Bien qu’il fût marié en 1351 à Jeanne de France — fille de Jean II le Bon, qui lui cède la quasi-totalité du Cotentin par le traité de Mantes de février 1354 —, le jeune roi de Navarre se comporte en fait en prétendant inavoué au trône de France. Les manifestations de cette politique sont nombreuses : assassinat dans Laigle le 8 janvier 1354 du connétable Charles d’Espagne, que Jean II le Bon (1350-1364) a investi du comté d’Angoulême ; tentative faite pour compromettre le dauphin Charles dans un complot destiné à éliminer son père et qui débouche sur l’arrestation du roi de Navarre, sur l’exécution de ses conseillers, dont le comte Jean d’Harcourt à Rouen le 5 avril 1356, et sur la confiscation de ses biens et de ceux de ses partisans ; collusion avec Étienne Marcel* et surtout avec Édouard III, qui fait de son frère Philippe de Navarre son lieutenant en Normandie en 1356-57 ; enfin, entrées solennelles de Charles II le Mauvais les 30 novembre 1357 et 4 juin 1358 dans la capitale, dont il est proclamé capitaine général le 15 juin après avoir rappelé indirectement ses droits à la couronne. La haine du peuple de Paris contre l’Anglais, l’assassinat d’Étienne Marcel le 31 juillet 1358 et surtout l’impossible consolidation de l’alliance anglo-navarraise en raison des prétentions concurrentes d’Édouard III et de Charles II le Mauvais à la couronne de France contraignent les successeurs de ce dernier souverain et notamment son fils Charles III le Noble (1387-1425) à renoncer à faire valoir effectivement leurs droits à cette dernière. Tombée en quenouille en 1425, annexée tour à tour par les comtes de Foix et les sires d’Albret qui s’unissent aux descendantes de Charles III le Noble, la Navarre échoit finalement en 1562 à Henri de Bourbon, lointain descendant de Saint Louis, qui succède en 1589 au roi de France Henri III. En assurant ainsi l’héritage des Valois, le dernier des rois de Navarre réalise les secrètes ambitions de Charles II le Mauvais, mais dans un contexte tout différent et au prix, il est vrai, de l’incorporation de son royaume au domaine royale.

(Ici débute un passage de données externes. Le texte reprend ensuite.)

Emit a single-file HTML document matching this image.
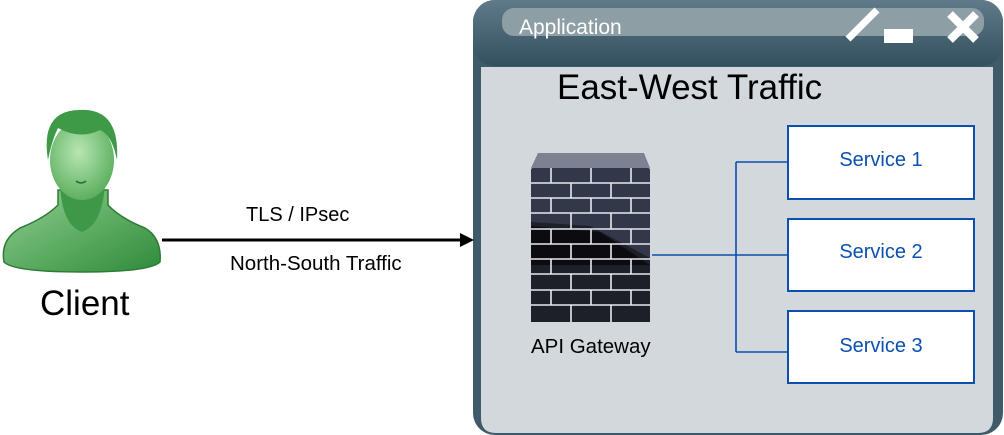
<!DOCTYPE html>
<html><head><style>
body{margin:0;width:1004px;height:435px;background:#fff;position:relative;overflow:hidden;font-family:"Liberation Sans",sans-serif}
.t{position:absolute;white-space:nowrap}
</style></head><body>
<svg width="1004" height="435" style="position:absolute;left:0;top:0">
<defs>
<linearGradient id="tb" x1="0" y1="0" x2="0" y2="1"><stop offset="0" stop-color="#607a89"/><stop offset="1" stop-color="#33505f"/></linearGradient>
<linearGradient id="gr" x1="0" y1="0" x2="1" y2="1"><stop offset="0" stop-color="#8fd08f"/><stop offset="1" stop-color="#2f8a3a"/></linearGradient>
<radialGradient id="face" cx="0.45" cy="0.4" r="0.7"><stop offset="0" stop-color="#b9e6b3"/><stop offset="1" stop-color="#4ea753"/></radialGradient>
</defs>
<rect x="473" y="0" width="530" height="435" rx="22" fill="#3f5a68"/>
<rect x="473" y="0" width="530" height="66" rx="22" fill="url(#tb)"/>
<rect x="502" y="8" width="482" height="28" rx="12" fill="#8d9ea5"/>
<path d="M481 67 H993 V418 Q993 433 978 433 H496 Q481 433 481 418 Z" fill="#d3d8dc"/>
<line x1="848" y1="39" x2="877" y2="10" stroke="#fff" stroke-width="7"/>
<rect x="884" y="29" width="29" height="14" fill="#fff"/>
<line x1="950" y1="14" x2="976" y2="40" stroke="#fff" stroke-width="8"/>
<line x1="976" y1="14" x2="950" y2="40" stroke="#fff" stroke-width="8"/>
<line x1="162" y1="240" x2="462" y2="240" stroke="#000" stroke-width="3"/>
<polygon points="474,240 460,233 460,247" fill="#000"/>
<path d="M652 255 H736 M736 162 V352 M736 162 H788 M736 255 H788 M736 352 H788" stroke="#0b4fb0" stroke-width="1.6" fill="none"/>
<rect x="788" y="126" width="186" height="73" fill="#fff" stroke="#0b4fb0" stroke-width="2"/>
<rect x="788" y="219" width="186" height="72" fill="#fff" stroke="#0b4fb0" stroke-width="2"/>
<rect x="788" y="311" width="186" height="72" fill="#fff" stroke="#0b4fb0" stroke-width="2"/>
<polygon points="538,153 644,153 650,168 531,168" fill="#7d8191"/>
<rect x="531" y="168" width="119" height="154" rx="2" fill="#33374a"/>
<polygon points="531,222 590,226 650,258 650,322 531,322 " fill="#1d1f29"/>
<polygon points="531,226 600,232 650,265 531,265" fill="#0c0c10"/>
<g stroke="#e8e8ee" stroke-width="1.6">
<line x1="531" y1="183" x2="650" y2="183"/><line x1="531" y1="198" x2="650" y2="198"/><line x1="531" y1="213" x2="650" y2="213"/><line x1="531" y1="229" x2="650" y2="229"/><line x1="531" y1="244" x2="650" y2="244"/><line x1="531" y1="259" x2="650" y2="259"/><line x1="531" y1="274" x2="650" y2="274"/><line x1="531" y1="290" x2="650" y2="290"/><line x1="531" y1="305" x2="650" y2="305"/>
<path d="M551 168V183M591 168V183M631 168V183M571 183V198M611 183V198M551 198V213M591 198V213M631 198V213M571 213V229M611 213V229M551 229V244M591 229V244M631 229V244M571 244V259M611 244V259M551 259V274M591 259V274M631 259V274M571 274V290M611 274V290M551 290V305M591 290V305M631 290V305M571 305V322M611 305V322"/>
</g>
<path d="M4 262 Q0 240 20 228 Q45 218 58 205 L58 190 L108 190 L108 205 Q120 218 145 228 Q162 238 160 262 Q150 272 82 272 Q14 272 4 262 Z" fill="url(#gr)" stroke="#2f7a35" stroke-width="1.5"/>
<path d="M60 185 Q62 225 82 232 Q102 225 105 185 Z" fill="#3f9848"/>
<ellipse cx="82" cy="160" rx="32" ry="40" fill="url(#face)"/>
<path d="M48 160 Q40 110 80 110 Q120 108 117 160 Q112 135 100 130 Q80 140 58 128 Q52 140 48 160 Z" fill="#3e9a46"/>
<path d="M76 181 Q81 185 86 181" stroke="#2d6e33" stroke-width="1.5" fill="none"/>
</svg>
<div class="t" style="left:519px;top:16px;font-size:21px;color:#fff">Application</div>
<div class="t" style="left:557px;top:68px;font-size:35px;color:#000">East-West Traffic</div>
<div class="t" style="left:40px;top:284px;font-size:35px;color:#000">Client</div>
<div class="t" style="left:246px;top:204px;font-size:20px">TLS / IPsec</div>
<div class="t" style="left:230px;top:252px;font-size:20.5px">North-South Traffic</div>
<div class="t" style="left:531px;top:335px;font-size:20.5px">API Gateway</div>
<div class="t" style="left:788px;width:186px;text-align:center;top:149px;font-size:20px;color:#0b4fb0">Service 1</div>
<div class="t" style="left:788px;width:186px;text-align:center;top:241px;font-size:20px;color:#0b4fb0">Service 2</div>
<div class="t" style="left:788px;width:186px;text-align:center;top:335px;font-size:20px;color:#0b4fb0">Service 3</div>
</body></html>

Les Valois et les grands barons du royaume


Le roi et ses vassaux

Bien que ne possédant pas de royaumes extérieurs à la France, les autres grands vassaux de Philippe VI n’oublient pas que celui-ci leur doit en fait sa couronne. Le déclenchement de la guerre de Cent Ans permet d’ailleurs à certains d’entre eux de se rendre pratiquement indépendants, notamment lorsque leurs principautés se trouvent situées dans des zones frontalières où influences française et anglaise s’annulent en s’opposant : comté de Flandre*, où les villes, à l’instigation de Jacob Van Artevelde, s’insurgent contre leur comte Louis Ier de Nevers et leur roi (Philippe VI) dès 1328, puis accueillent Édouard III en 1340 ; duché de Bretagne*, où la mort de Jean III en 1341 laisse aux prises le candidat du roi de France, Charles de Blois (1341-1364), avec celui du roi d’Angleterre, Jean IV de Montfort (duc de Bretagne de 1365 à 1399) ; comté de Foix, dont le prince, Gaston III dit Phébus (1343-1391), se joint en 1348 à l’alliance aragano-navarraise dirigée contre l’alliance franco-castillane à la suite de son mariage avec Agnès de Navarre. D’autres enfin étendent leurs domaines grâce à de profitables mariages.